**WHAT YOU WILL DO:** Restate the material word for word and leave out anything that is a picture.
┏━━
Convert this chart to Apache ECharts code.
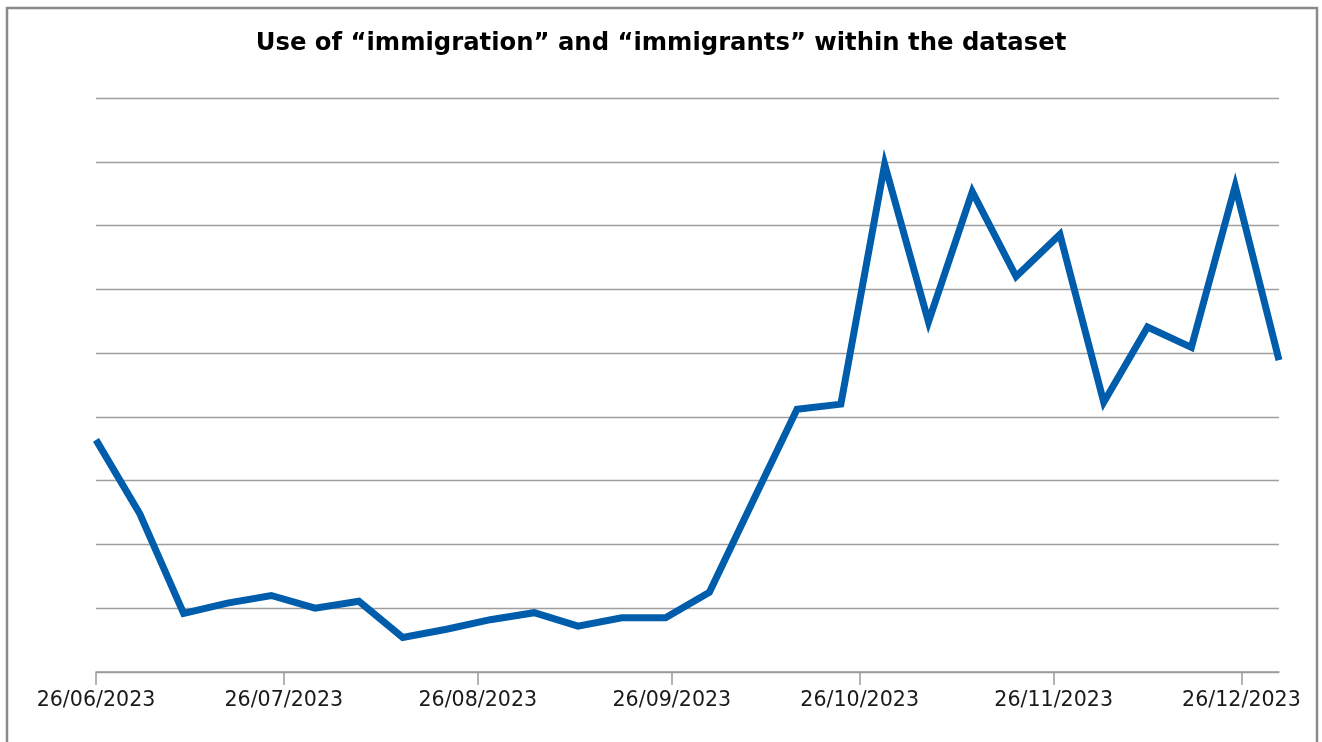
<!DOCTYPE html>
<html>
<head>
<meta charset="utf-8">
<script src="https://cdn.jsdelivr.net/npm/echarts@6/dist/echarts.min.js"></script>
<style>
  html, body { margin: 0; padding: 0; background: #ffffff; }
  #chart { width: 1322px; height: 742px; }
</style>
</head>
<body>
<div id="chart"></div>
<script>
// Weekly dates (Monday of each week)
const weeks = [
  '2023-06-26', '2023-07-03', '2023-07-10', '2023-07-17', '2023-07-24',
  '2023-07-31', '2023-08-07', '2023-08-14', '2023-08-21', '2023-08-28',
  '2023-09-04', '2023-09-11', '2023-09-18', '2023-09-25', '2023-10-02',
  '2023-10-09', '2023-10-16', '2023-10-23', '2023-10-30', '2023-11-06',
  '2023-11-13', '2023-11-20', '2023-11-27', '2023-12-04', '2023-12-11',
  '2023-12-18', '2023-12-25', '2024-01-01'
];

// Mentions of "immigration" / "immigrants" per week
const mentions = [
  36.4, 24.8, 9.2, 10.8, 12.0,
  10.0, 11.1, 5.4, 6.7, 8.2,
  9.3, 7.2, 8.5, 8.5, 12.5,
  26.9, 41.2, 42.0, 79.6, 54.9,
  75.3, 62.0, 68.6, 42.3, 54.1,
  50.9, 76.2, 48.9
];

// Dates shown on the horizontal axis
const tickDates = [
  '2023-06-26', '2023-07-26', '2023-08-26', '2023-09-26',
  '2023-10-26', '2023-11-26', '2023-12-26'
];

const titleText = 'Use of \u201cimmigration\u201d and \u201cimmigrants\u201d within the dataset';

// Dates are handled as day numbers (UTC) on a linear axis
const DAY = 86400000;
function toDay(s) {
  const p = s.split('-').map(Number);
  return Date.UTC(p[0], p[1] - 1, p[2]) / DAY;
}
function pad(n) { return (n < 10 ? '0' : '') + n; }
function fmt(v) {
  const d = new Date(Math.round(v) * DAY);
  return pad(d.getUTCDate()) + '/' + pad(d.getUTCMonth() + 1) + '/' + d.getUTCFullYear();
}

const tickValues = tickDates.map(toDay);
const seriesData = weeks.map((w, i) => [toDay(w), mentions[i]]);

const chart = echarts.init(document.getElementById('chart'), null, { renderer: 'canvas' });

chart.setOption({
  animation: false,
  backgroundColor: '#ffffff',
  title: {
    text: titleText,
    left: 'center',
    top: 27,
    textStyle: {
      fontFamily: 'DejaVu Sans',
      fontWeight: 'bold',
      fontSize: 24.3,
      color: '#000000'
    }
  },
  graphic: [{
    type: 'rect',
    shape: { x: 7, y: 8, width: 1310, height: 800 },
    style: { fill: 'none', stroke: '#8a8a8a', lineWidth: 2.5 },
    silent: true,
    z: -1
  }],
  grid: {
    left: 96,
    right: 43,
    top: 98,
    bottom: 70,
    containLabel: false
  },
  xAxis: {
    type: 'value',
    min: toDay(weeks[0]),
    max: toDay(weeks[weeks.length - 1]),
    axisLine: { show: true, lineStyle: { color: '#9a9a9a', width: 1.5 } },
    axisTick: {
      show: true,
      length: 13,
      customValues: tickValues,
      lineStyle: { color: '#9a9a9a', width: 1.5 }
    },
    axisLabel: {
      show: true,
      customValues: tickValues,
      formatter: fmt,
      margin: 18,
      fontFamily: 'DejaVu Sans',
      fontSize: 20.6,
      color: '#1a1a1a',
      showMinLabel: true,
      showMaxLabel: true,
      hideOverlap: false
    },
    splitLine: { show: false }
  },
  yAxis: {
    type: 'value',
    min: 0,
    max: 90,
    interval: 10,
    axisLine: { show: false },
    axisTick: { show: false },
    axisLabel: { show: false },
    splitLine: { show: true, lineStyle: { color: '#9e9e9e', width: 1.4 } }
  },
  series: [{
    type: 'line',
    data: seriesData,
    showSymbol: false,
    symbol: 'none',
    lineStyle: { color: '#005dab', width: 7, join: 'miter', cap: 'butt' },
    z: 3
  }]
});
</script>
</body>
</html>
┗━━
**THE OUTPUT:**
Convert this chart to Apache ECharts code.
<!DOCTYPE html>
<html>
<head>
<meta charset="utf-8">
<script src="https://cdn.jsdelivr.net/npm/echarts@6/dist/echarts.min.js"></script>
<style>
  html, body { margin: 0; padding: 0; background: #ffffff; }
  #chart { width: 1322px; height: 742px; }
</style>
</head>
<body>
<div id="chart"></div>
<script>
// Weekly dates (Monday of each week)
const weeks = [
  '2023-06-26', '2023-07-03', '2023-07-10', '2023-07-17', '2023-07-24',
  '2023-07-31', '2023-08-07', '2023-08-14', '2023-08-21', '2023-08-28',
  '2023-09-04', '2023-09-11', '2023-09-18', '2023-09-25', '2023-10-02',
  '2023-10-09', '2023-10-16', '2023-10-23', '2023-10-30', '2023-11-06',
  '2023-11-13', '2023-11-20', '2023-11-27', '2023-12-04', '2023-12-11',
  '2023-12-18', '2023-12-25', '2024-01-01'
];

// Mentions of "immigration" / "immigrants" per week
const mentions = [
  36.4, 24.8, 9.2, 10.8, 12.0,
  10.0, 11.1, 5.4, 6.7, 8.2,
  9.3, 7.2, 8.5, 8.5, 12.5,
  26.9, 41.2, 42.0, 79.6, 54.9,
  75.3, 62.0, 68.6, 42.3, 54.1,
  50.9, 76.2, 48.9
];

// Dates shown on the horizontal axis
const tickDates = [
  '2023-06-26', '2023-07-26', '2023-08-26', '2023-09-26',
  '2023-10-26', '2023-11-26', '2023-12-26'
];

const titleText = 'Use of \u201cimmigration\u201d and \u201cimmigrants\u201d within the dataset';

// Dates are handled as day numbers (UTC) on a linear axis
const DAY = 86400000;
function toDay(s) {
  const p = s.split('-').map(Number);
  return Date.UTC(p[0], p[1] - 1, p[2]) / DAY;
}
function pad(n) { return (n < 10 ? '0' : '') + n; }
function fmt(v) {
  const d = new Date(Math.round(v) * DAY);
  return pad(d.getUTCDate()) + '/' + pad(d.getUTCMonth() + 1) + '/' + d.getUTCFullYear();
}

const tickValues = tickDates.map(toDay);
const seriesData = weeks.map((w, i) => [toDay(w), mentions[i]]);

const chart = echarts.init(document.getElementById('chart'), null, { renderer: 'canvas' });

chart.setOption({
  animation: false,
  backgroundColor: '#ffffff',
  title: {
    text: titleText,
    left: 'center',
    top: 27,
    textStyle: {
      fontFamily: 'DejaVu Sans',
      fontWeight: 'bold',
      fontSize: 24.3,
      color: '#000000'
    }
  },
  graphic: [{
    type: 'rect',
    shape: { x: 7, y: 8, width: 1310, height: 800 },
    style: { fill: 'none', stroke: '#8a8a8a', lineWidth: 2.5 },
    silent: true,
    z: -1
  }],
  grid: {
    left: 96,
    right: 43,
    top: 98,
    bottom: 70,
    containLabel: false
  },
  xAxis: {
    type: 'value',
    min: toDay(weeks[0]),
    max: toDay(weeks[weeks.length - 1]),
    axisLine: { show: true, lineStyle: { color: '#9a9a9a', width: 1.5 } },
    axisTick: {
      show: true,
      length: 13,
      customValues: tickValues,
      lineStyle: { color: '#9a9a9a', width: 1.5 }
    },
    axisLabel: {
      show: true,
      customValues: tickValues,
      formatter: fmt,
      margin: 18,
      fontFamily: 'DejaVu Sans',
      fontSize: 20.6,
      color: '#1a1a1a',
      showMinLabel: true,
      showMaxLabel: true,
      hideOverlap: false
    },
    splitLine: { show: false }
  },
  yAxis: {
    type: 'value',
    min: 0,
    max: 90,
    interval: 10,
    axisLine: { show: false },
    axisTick: { show: false },
    axisLabel: { show: false },
    splitLine: { show: true, lineStyle: { color: '#9e9e9e', width: 1.4 } }
  },
  series: [{
    type: 'line',
    data: seriesData,
    showSymbol: false,
    symbol: 'none',
    lineStyle: { color: '#005dab', width: 7, join: 'miter', cap: 'butt' },
    z: 3
  }]
});
</script>
</body>
</html>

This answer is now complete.